_Aim of the task_. Retype verbatim only the lines below, starting at the one that contains "Convert this diagram to TikZ code." and ending at the one that contains "(#1n) at ([xshift=-5pt,yshift=-18pt]#1.center)". Pictures are excluded from the copy.

Figure scripts
----
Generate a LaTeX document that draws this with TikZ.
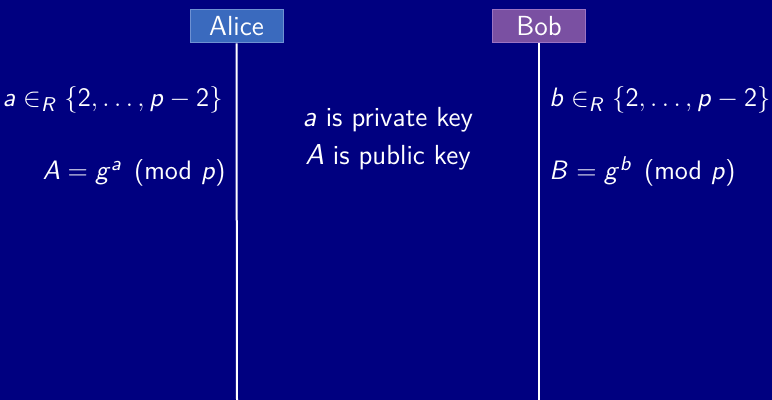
\documentclass[tikz,border=0pt]{standalone}
\usepackage{amsmath}
\usepackage{graphicx}
\DeclareSymbolFont{sfslant}{OT1}{cmss}{m}{sl}
\SetSymbolFont{operators}{normal}{OT1}{cmss}{m}{n}
\DeclareMathSymbol{a}{\mathalpha}{sfslant}{`a}
\DeclareMathSymbol{b}{\mathalpha}{sfslant}{`b}
\DeclareMathSymbol{g}{\mathalpha}{sfslant}{`g}
\DeclareMathSymbol{p}{\mathalpha}{sfslant}{`p}
\DeclareMathSymbol{A}{\mathalpha}{sfslant}{`A}
\DeclareMathSymbol{B}{\mathalpha}{sfslant}{`B}
\DeclareMathSymbol{R}{\mathalpha}{sfslant}{`R}
\newcommand{\mymth}[1]{\scalebox{1.11}{$#1$}}
\definecolor{bgnavy}{RGB}{0,0,128}
\definecolor{alicefill}{RGB}{58,106,190}
\definecolor{aliceline}{RGB}{110,145,210}
\definecolor{bobfill}{RGB}{122,80,162}
\definecolor{bobline}{RGB}{155,115,195}
\tikzset{
  txt/.style={text=white, inner sep=0pt, font=\fontsize{13.8}{16}\selectfont\sffamily},
  mtxt/.style={txt, font=\fontsize{12.8}{15}\selectfont\sffamily},
  actor/.style={txt, minimum width=46.5pt, minimum height=16.5pt, line width=0.5pt},
  life/.style={white, line width=1pt}
}
\begin{document}
\begin{tikzpicture}[x=0.5pt,y=-0.5pt]
\fill[bgnavy] (0,0) rectangle (772,400);
\useasboundingbox (0,0) rectangle (772,400);
\node[actor, fill=alicefill, draw=aliceline] (alice) at (236.5,26.5) {Alice};
\node[actor, fill=bobfill, draw=bobline] (bob) at (539,26.5) {Bob};
\coordinate (aend) at (237,400);
\coordinate (bend) at (539,400);
\draw[life] (alice.south) -- (aend);
\draw[life] (bob.south) -- (bend);
\node[mtxt, anchor=base east] (a1) at (223,107) {\mymth{a \in_R \{2,\ldots,p-2\}}};
\node[mtxt, anchor=base east] (a2) at (226,180) {\mymth{A = g^a \pmod p}};
\node[txt, anchor=base] (c1) at (388,127) {$a$ is private key};
\node[txt, anchor=base] (c2) at (388,165) {$A$ is public key};
\node[mtxt, anchor=base west] (b1) at (549,107) {\mymth{b \in_R \{2,\ldots,p-2\}}};
\node[mtxt, anchor=base west] (b2) at (549,180) {\mymth{B = g^b \pmod p}};
\end{tikzpicture}
\end{document}
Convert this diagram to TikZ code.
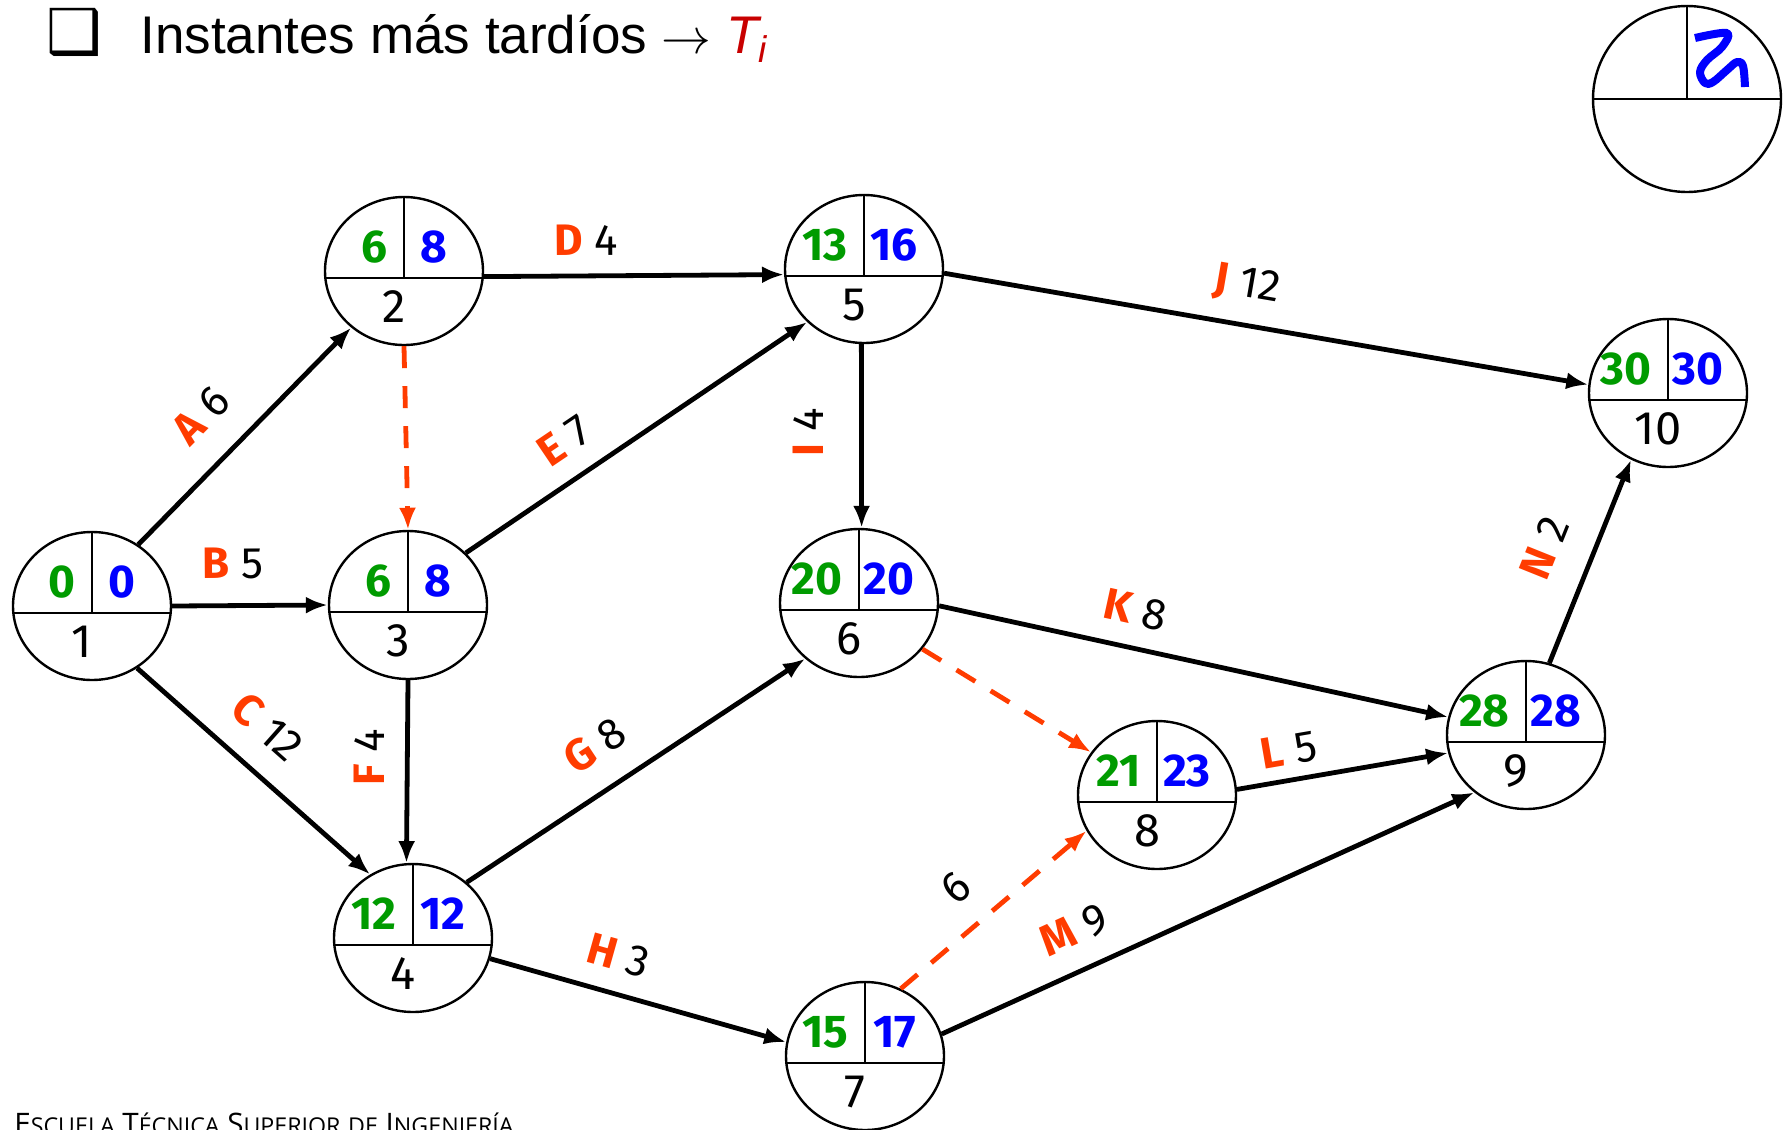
\documentclass[tikz,border=0pt]{standalone}
\usepackage{fontspec}
\setmainfont{Liberation Sans}
\newfontfamily\numfont{Fira Sans}
\newfontfamily\symfont{DejaVu Sans}
\newfontfamily\footfont{Open Sans}
\usetikzlibrary{positioning,arrows.meta,calc,shapes.geometric}
\definecolor{tgreen}{RGB}{0,155,0}
\definecolor{tblue}{RGB}{0,0,255}
\definecolor{actred}{RGB}{255,60,0}
\definecolor{titred}{RGB}{200,0,0}
\newcommand{\act}[2]{{\bfseries\color{actred}#1}\ #2}
\newcommand{\fsc}[2]{#1{\fontsize{11.6}{11}\selectfont #2}}
\newcommand{\evento}[5]{%
 \node[evt] (#1) at (#2) {};
 \draw[divline] ([yshift=-3.5pt]#1.west) -- ([yshift=-3.5pt]#1.east);
 \draw[divline] (#1.north) -- ([yshift=-3.5pt]#1.center);
 \node[early] (#1e) at ([xshift=-8pt,yshift=12pt]#1.center) {#3};
 \node[late] (#1l) at ([xshift=15pt,yshift=12pt]#1.center) {#4};
 \node[evnum] (#1n) at ([xshift=-5pt,yshift=-18pt]#1.center) {#5};}

\begin{document}
\begin{tikzpicture}[x=0.5pt,y=-0.5pt,
 evt/.style={ellipse,draw,line width=1.2pt,minimum width=79pt,minimum height=74pt,inner sep=0pt},
 divline/.style={line width=1.4pt},
 early/.style={anchor=east,inner sep=0pt,text=tgreen,font=\numfont\bfseries\fontsize{23}{23}\selectfont},
 late/.style={inner sep=0pt,text=tblue,font=\numfont\bfseries\fontsize{23}{23}\selectfont},
 evnum/.style={inner sep=0pt,font=\numfont\fontsize{23.5}{23}\selectfont},
 arr/.style={-{Latex[length=11pt,width=8.5pt]},line width=2.4pt},
 dum/.style={arr,draw=actred,dash pattern=on 11pt off 9pt},
 lbl/.style={sloped,anchor=south,inner sep=10pt,font=\numfont\fontsize{22}{22}\selectfont},
 lblv/.style={rotate=90,anchor=south,inner sep=10pt,font=\numfont\fontsize{22}{22}\selectfont}]
\useasboundingbox (0,0) rectangle (1789,1130);
% title and footer
\node[anchor=base west,inner sep=0pt] (bul) at (46,53) {\symfont\bfseries\fontsize{31}{30}\selectfont ❑};
\node[anchor=base west,inner sep=0pt] (ttl) at (140,53) {\fontsize{26.5}{30}\selectfont Instantes más tardíos $\rightarrow$ \textcolor{titred}{\itshape T\textsubscript{i}}};
\node[anchor=base west,inner sep=0pt] (foot) at (14,1134) {\footfont\fontsize{14.8}{14}\selectfont \fsc{E}{SCUELA} \fsc{T}{ÉCNICA} \fsc{S}{UPERIOR} \fsc{}{DE} \fsc{I}{NGENIERÍA}};
% key
\node[evt,minimum width=94pt,minimum height=93pt] (key) at (1687,99) {};
\draw[divline] (key.west) -- (key.east);\draw[divline] (key.north) -- (key.center);
\draw[tblue,line width=4pt,line join=round] plot[smooth,tension=.6] coordinates {(1695,38) (1727,33) (1722,47) (1707,60) (1700,72) (1705,83) (1713,82) (1727,70) (1737,62) (1743,66) (1745,87)};
% events
\evento{n1}{92,606}{0}{0}{1}
\evento{n2}{404,271}{6}{8}{2}
\evento{n3}{408,605}{6}{8}{3}
\evento{n4}{413,938}{12}{12}{4}
\evento{n5}{864,269}{13}{16}{5}
\evento{n6}{859,603}{20}{20}{6}
\evento{n7}{865,1056}{15}{17}{7}
\evento{n8}{1157,795}{21}{23}{8}
\evento{n9}{1526,735}{28}{28}{9}
\evento{n10}{1668,393}{30}{30}{10}
% activities
\draw[arr] (n1.53) -- node[lbl,pos=.45,inner sep=14pt] {\act{A}{6}} (n2.227);
\draw[arr] (n1.east) -- node[lbl,pos=.39,inner sep=12pt] {\act{B}{5}} (n3.west);
\draw[arr] (n1.-54) -- node[lbl,pos=.44,inner sep=12pt] {\act{C}{12}} (n4.124);
\draw[arr] (n2.-4) -- node[lbl,pos=.34,inner sep=9pt] {\act{D}{4}} (n5.184);
\draw[dum] (n2.south) -- (n3.north);
\draw[arr] (n3.42) -- node[lbl,pos=.35] {\act{E}{7}} (n5.223);
\draw[arr] (n3.south) -- node[lblv,pos=.42] {\act{F}{4}} (n4.95);
\draw[arr] (n4.46) -- node[lbl,pos=.45,inner sep=13pt] {\act{G}{8}} (n6.226);
\draw[arr] (n4.-15) -- node[lbl,pos=.4] {\act{H}{3}} (n7.170);
\draw[arr] (n5.-92) -- node[lblv,pos=.48,inner sep=18pt] {\act{I}{4}} (n6.88);
\draw[arr] (n5.-3) -- node[lbl,pos=.46,inner sep=9pt] {\act{J}{12}} (n10.174);
\draw[arr] (n6.-2) -- node[lbl,pos=.37] {\act{K}{8}} (n9.167);
\draw[dum] (n6.-36) -- (n8.147);
\draw[dum] (n7.62) -- node[lbl,pos=.44,inner sep=12pt] {6} (n8.207);
\draw[arr] (n8.4) -- node[lbl,pos=.27,inner sep=6pt] {\act{L}{5}} (n9.193);
\draw[arr] (n7.16) -- node[lbl,pos=.28,inner sep=11pt] {\act{M}{9}} (n9.228);
\draw[arr] (n9.72) -- node[lbl,pos=.48,inner sep=15pt] {\act{N}{2}} (n10.241);
\end{tikzpicture}
\end{document}
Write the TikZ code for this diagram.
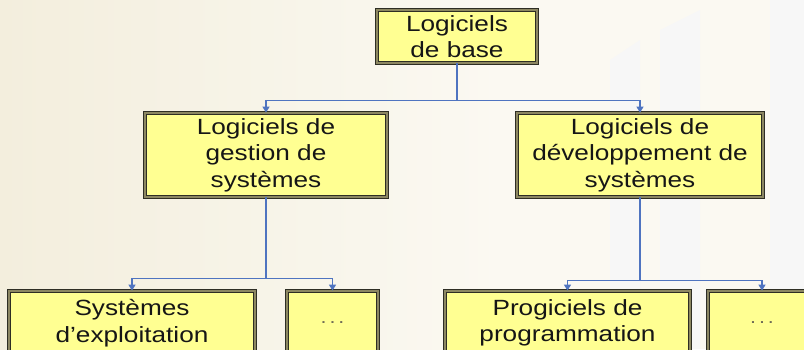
\documentclass[tikz,border=0pt]{standalone}
\usepackage{fontspec}
\setmainfont{Liberation Sans}[FakeStretch=1.19]
\usetikzlibrary{arrows.meta}
\definecolor{boxfill}{HTML}{FFFF92}
\definecolor{boxline}{HTML}{2E2E24}
\definecolor{boxinner}{HTML}{8C8762}
\definecolor{linkblue}{HTML}{4F74C0}
\definecolor{paper}{HTML}{F3EEDD}
\definecolor{paperlight}{HTML}{FBF9F2}
\definecolor{inktext}{HTML}{161616}
\definecolor{dotgray}{HTML}{6E6B55}
\tikzset{
  boxnode/.style={draw=boxline, fill=boxfill, line width=0.8pt,
    double=boxinner, double distance=1.6pt, align=center,
    text=inktext, inner sep=0pt,
    font=\fontsize{22}{26.5}\selectfont},
  dotsnode/.style={boxnode, text=dotgray, font=\fontsize{18}{18}\selectfont},
  link/.style={draw=linkblue, line width=1.3pt,
    -{Triangle[length=6pt,width=7pt]}},
}
\begin{document}
\begin{tikzpicture}[x=1pt,y=-1pt]
  % page and backdrop
  \useasboundingbox (0,0) rectangle (804,349);
  \clip (0,0) rectangle (804,349);
  \shade[left color=paper, right color=paperlight] (0,0) rectangle (500,349);
  \fill[paperlight] (500,0) rectangle (804,349);
  % faint vertical bands on the right
  \fill[black!3] (610,60) -- (640,40) -- (640,349) -- (610,349) -- cycle;
  \fill[black!3] (660,30) -- (700,10) -- (700,349) -- (660,349) -- cycle;
  \fill[black!3] (770,0) -- (804,0) -- (804,349) -- (770,349) -- cycle;

  % boxes
  \node[boxnode, minimum width=160, minimum height=53] (base) at (457,36.5)
    {Logiciels\\de base};
  \node[boxnode, minimum width=242, minimum height=84] (gest) at (266,155)
    {Logiciels de\\gestion de\\systèmes};
  \node[boxnode, minimum width=246, minimum height=84] (dev) at (640,155)
    {Logiciels de\\développement de\\systèmes};
  \node[boxnode, minimum width=246, minimum height=64] (os) at (132,323)
    {Systèmes\\d’exploitation};
  \node[dotsnode, minimum width=91, minimum height=64] (autre1) at (332.5,323)
    {.\,.\,.};
  \node[boxnode, minimum width=245, minimum height=64] (prog) at (567.5,323)
    {Progiciels de\\programmation};
  \node[dotsnode, minimum width=108, minimum height=64] (autre2) at (762,323)
    {.\,.\,.};

  % connectors
  \draw[link] (base.south) -- ++(0,37) -| (gest.north);
  \draw[link] (base.south) -- ++(0,37) -| (dev.north);
  \draw[link] (gest.south) -- ++(0,81) -| (os.north);
  \draw[link] (gest.south) -- ++(0,81) -| (autre1.north);
  \draw[link] (dev.south) -- ++(0,83) -| (prog.north);
  \draw[link] (dev.south) -- ++(0,83) -| (autre2.north);
\end{tikzpicture}
\end{document}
----
_Task answer_.
Convert this diagram to TikZ code.
\documentclass[tikz,border=0pt]{standalone}
\usepackage{fontspec}
\setmainfont{Liberation Sans}
\newfontfamily\numfont{Fira Sans}
\newfontfamily\symfont{DejaVu Sans}
\newfontfamily\footfont{Open Sans}
\usetikzlibrary{positioning,arrows.meta,calc,shapes.geometric}
\definecolor{tgreen}{RGB}{0,155,0}
\definecolor{tblue}{RGB}{0,0,255}
\definecolor{actred}{RGB}{255,60,0}
\definecolor{titred}{RGB}{200,0,0}
\newcommand{\act}[2]{{\bfseries\color{actred}#1}\ #2}
\newcommand{\fsc}[2]{#1{\fontsize{11.6}{11}\selectfont #2}}
\newcommand{\evento}[5]{%
 \node[evt] (#1) at (#2) {};
 \draw[divline] ([yshift=-3.5pt]#1.west) -- ([yshift=-3.5pt]#1.east);
 \draw[divline] (#1.north) -- ([yshift=-3.5pt]#1.center);
 \node[early] (#1e) at ([xshift=-8pt,yshift=12pt]#1.center) {#3};
 \node[late] (#1l) at ([xshift=15pt,yshift=12pt]#1.center) {#4};
 \node[evnum] (#1n) at ([xshift=-5pt,yshift=-18pt]#1.center) {#5};}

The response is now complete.